Duas novas potências

Além de ter sido um dos confrontos que mais causaram vítimas na história, a Primeira Guerra Mundial marcou uma reviravolta na geopolítica do planeta, com o fim dos impérios e a emergência de duas grandes potências, como lembra o historiador Jean-Yves Le Naour, autor de diversas obras sobre o tema.

“Nós podemos considerar a Primeira Guerra Mundial como a matriz do século 20. Vemos o aparecimento da potência americana em 1917, que já era a principal potência industrial em 1914, mas ainda não tinha um peso político”, aponta. “E com a revolução bolchevique, tem o aparecimento do comunismo e da União Soviética, o segundo gigante. Eles apagam a Europa nas décadas seguintes, que começa a se suicidar no final da Primeira Guerra e termina de morrer na Segunda Guerra, deixando o espaço para o enfrentamento russo-americano.”

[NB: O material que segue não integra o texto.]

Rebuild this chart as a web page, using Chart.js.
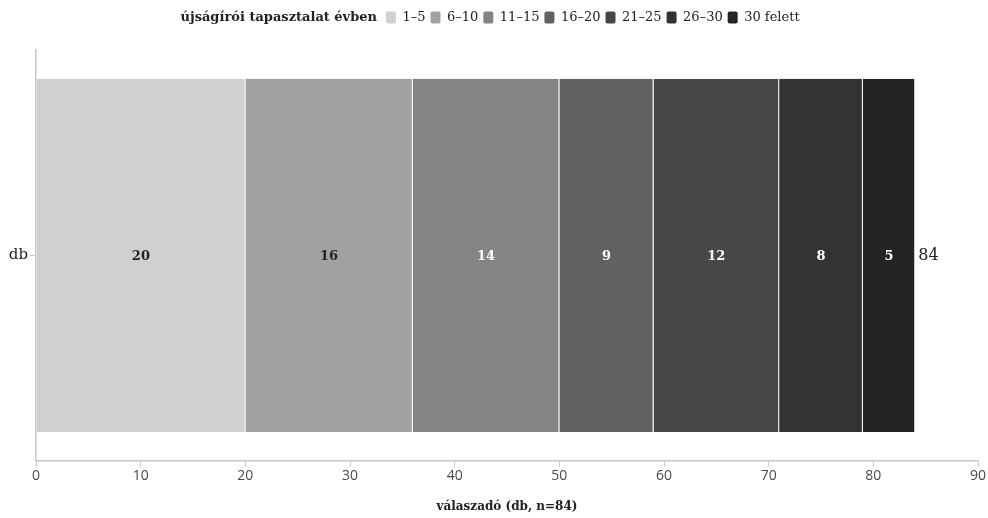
<!DOCTYPE html>
<html>
<head>
<meta charset="utf-8">
<script src="https://cdn.jsdelivr.net/npm/chart.js@4"></script>
<style>
  html, body { margin: 0; padding: 0; background: #fff; }
  #wrap { width: 988px; height: 518px; position: relative; }
</style>
</head>
<body>
<div id="wrap"><canvas id="c"></canvas></div>
<script>
// Respondents by years of journalistic experience
const categories = ['db'];
const groups = ['1–5', '6–10', '11–15', '16–20', '21–25', '26–30', '30 felett'];
const counts = [20, 16, 14, 9, 12, 8, 5];
const xTicks = [0, 10, 20, 30, 40, 50, 60, 70, 80, 90];
const legendTitle = 'újságírói tapasztalat évben';
const axisTitle = 'válaszadó (db, n=84)';

const palette = ['#d0d0d0', '#a1a1a1', '#848484', '#616161', '#474747', '#333333', '#242424'];
const labelInk = ['#222222', '#222222', '#ffffff', '#ffffff', '#ffffff', '#ffffff', '#ffffff'];

const SERIF = '"DejaVu Serif", "Liberation Serif", serif';
const SANS = '"Open Sans", "DejaVu Sans", sans-serif';

const total = counts.reduce((a, b) => a + b, 0);

// Extra room under the legend row
const legendGap = {
  id: 'legendGap',
  beforeInit(chart) {
    const lg = chart.legend;
    const fit = lg.fit;
    lg.fit = function () {
      fit.call(lg);
      this.height += 16;
    };
  }
};

// Segment values, stacked total, and the bold legend heading
const labelsPlugin = {
  id: 'segmentLabels',
  afterDatasetsDraw(chart) {
    const ctx = chart.ctx;
    ctx.save();
    ctx.textAlign = 'center';
    ctx.textBaseline = 'middle';
    ctx.font = 'bold 13px ' + SERIF;
    let lastEnd = null, midY = null;
    chart.data.datasets.forEach((ds, i) => {
      const meta = chart.getDatasetMeta(i);
      if (meta.hidden) return;
      meta.data.forEach((bar, j) => {
        const cx = (bar.x + bar.base) / 2;
        ctx.fillStyle = labelInk[i];
        ctx.fillText(String(ds.data[j]), cx, bar.y + 1);
        lastEnd = bar.x; midY = bar.y;
      });
    });
    if (lastEnd !== null) {
      ctx.textAlign = 'left';
      ctx.font = '16px ' + SERIF;
      ctx.fillStyle = '#222';
      ctx.fillText(String(total), lastEnd + 3, midY);
    }
    ctx.restore();
  },
  afterDraw(chart) {
    const lg = chart.legend;
    if (!lg || !lg.legendHitBoxes || !lg.legendHitBoxes.length) return;
    const hb = lg.legendHitBoxes[0];
    const ctx = chart.ctx;
    ctx.save();
    ctx.font = 'bold 13px ' + SERIF;
    ctx.fillStyle = '#222';
    ctx.textAlign = 'right';
    ctx.textBaseline = 'middle';
    ctx.fillText(legendTitle, hb.left + hb.width - 4, hb.top + hb.height / 2);
    ctx.restore();
  }
};

new Chart(document.getElementById('c'), {
  type: 'bar',
  data: {
    labels: categories,
    datasets: groups.map((g, i) => ({
      label: g,
      data: [counts[i]],
      backgroundColor: palette[i],
      borderColor: '#f2f2f2',
      borderWidth: { left: 0, right: 1, top: 0, bottom: 0 },
      borderSkipped: false,
      barPercentage: 0.86,
      categoryPercentage: 1
    }))
  },
  options: {
    indexAxis: 'y',
    responsive: true,
    maintainAspectRatio: false,
    animation: false,
    layout: { padding: { top: 6, right: 10, bottom: 4, left: 0 } },
    plugins: {
      tooltip: { enabled: false },
      legend: {
        position: 'top',
        align: 'center',
        onClick: () => {},
        labels: {
          color: '#222',
          font: { family: SERIF, size: 13 },
          boxWidth: 10,
          boxHeight: 12,
          padding: 5,
          useBorderRadius: true,
          borderRadius: 2,
          generateLabels(chart) {
            const items = Chart.defaults.plugins.legend.labels.generateLabels(chart);
            items.forEach(it => { it.lineWidth = 0; it.strokeStyle = 'rgba(0,0,0,0)'; });
            items.unshift({
              text: legendTitle + '  ',
              fillStyle: 'rgba(0,0,0,0)',
              strokeStyle: 'rgba(0,0,0,0)',
              fontColor: 'rgba(0,0,0,0)',
              lineWidth: 0,
              hidden: false,
              datasetIndex: -1
            });
            return items;
          }
        }
      }
    },
    scales: {
      x: {
        stacked: true,
        min: xTicks[0],
        max: xTicks[xTicks.length - 1],
        afterBuildTicks(scale) { scale.ticks = xTicks.map(v => ({ value: v })); },
        grid: { drawOnChartArea: false, drawTicks: true, tickLength: 6, color: '#c8c8c8' },
        border: { color: '#c8c8c8', width: 1.5 },
        ticks: { color: '#4a4a4a', font: { family: SANS, size: 14 }, padding: 1, maxRotation: 0 },
        title: {
          display: true,
          text: axisTitle,
          color: '#222',
          font: { family: SERIF, size: 12, weight: 'bold' },
          padding: { top: 14, bottom: 0 }
        }
      },
      y: {
        stacked: true,
        afterFit(scale) { scale.width = 36; },
        grid: { drawOnChartArea: false, drawTicks: true, tickLength: 6, offset: false, color: '#c8c8c8' },
        border: { color: '#c8c8c8', width: 1.5 },
        ticks: { color: '#222', font: { family: SERIF, size: 15 }, padding: 2 }
      }
    }
  },
  plugins: [legendGap, labelsPlugin]
});
</script>
</body>
</html>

Crise leva ao nacionalismo – de novo

Le Naour ressalta que, ao final da Primeira Guerra e ao longo da década de 1920, os europeus tentavam se reconstruir após quatro anos de destruição. Até que a crise econômica de 1929 acirrou o clima de desesperança e, na Alemanha, reascendeu os sentimentos nacionalistas.

“No final dos anos 20, as coisas estavam se acalmando e o Partido Nazista tinha 3,5% dos votos na Alemanha, em 1928. E em 1933, ele consegue 11 milhões de votos. O que aconteceu entre essas duas datas? A crise econômica de 29, durante a qual Hitler e os nacionalistas alemães apareceram como as soluções diante das dificuldades das democracias. Como hoje, de certa forma”, afirma. “O nacionalismo não morreu. É muito contraditório”, lamenta, em referência ao aumento do apoio a partidos extremistas na Europa nos últimos anos, após a crise iniciada em 2008.

Tensão constante nos Bálcãs

Nos Bálcãs, onde uma variedade de etnias, religiões e povos tenta conviver em uma paz frágil há muitos séculos, o centenário da Primeira Guerra esquentou as tensões entre bósnios e sérvios.

“Quando você olha o mapa múndi hoje, você ainda vê antagonismos, conflitos, fraturas. Em Sarajevo, é impressionante constatar que as tensões de um século atrás continuam. Na Iugoslávia, ainda vemos a influência da Áustria e da Turquia”, destaca. “São as mesmas forças que atuam ali. As mesmas placas tectônicas das civilizações, das culturas e das religiões se misturam mas também se chocam, algo que talvez hoje seja preciso gerenciar com mais cuidado.”

Nos últimos meses, os ânimos também se acirraram entre a Rússia e a Europa ocidental, com a crise na Ucrânia. Mas o especialista em história comparada Karl Schurster, professor da Universidade Estadual de Pernambuco, avalia que uma nova guerra mundial é muito improvável de acontecer, não só hoje como a longo prazo.

“Eu acho que isso vai ficar sempre no âmbito bilateral, de país para país, e não haveria um conflito que mobilizaria tropas de uma quantidade grande de países, principalmente no caso da Europa, que vive uma questão central de queda populacional e uma dura crise econômica”, sublinha. “O território europeu também ficou extremamente limitado, porque não possui mais colônias, como tinha no passado. Eu acho que por mais que o conflito seja muito evidente, com as intervenções que a Rússia quer fazer na Ucrânia, não seria mais possível um conflito de caráter mundial, ainda mais hoje, com novos tipos de armamentos que trariam muita destruição de ambos os lados.”

A Primeira Guerra Mundial se encerrou em 11 de novembro de 1918, deixando 18,6 milhões de mortos.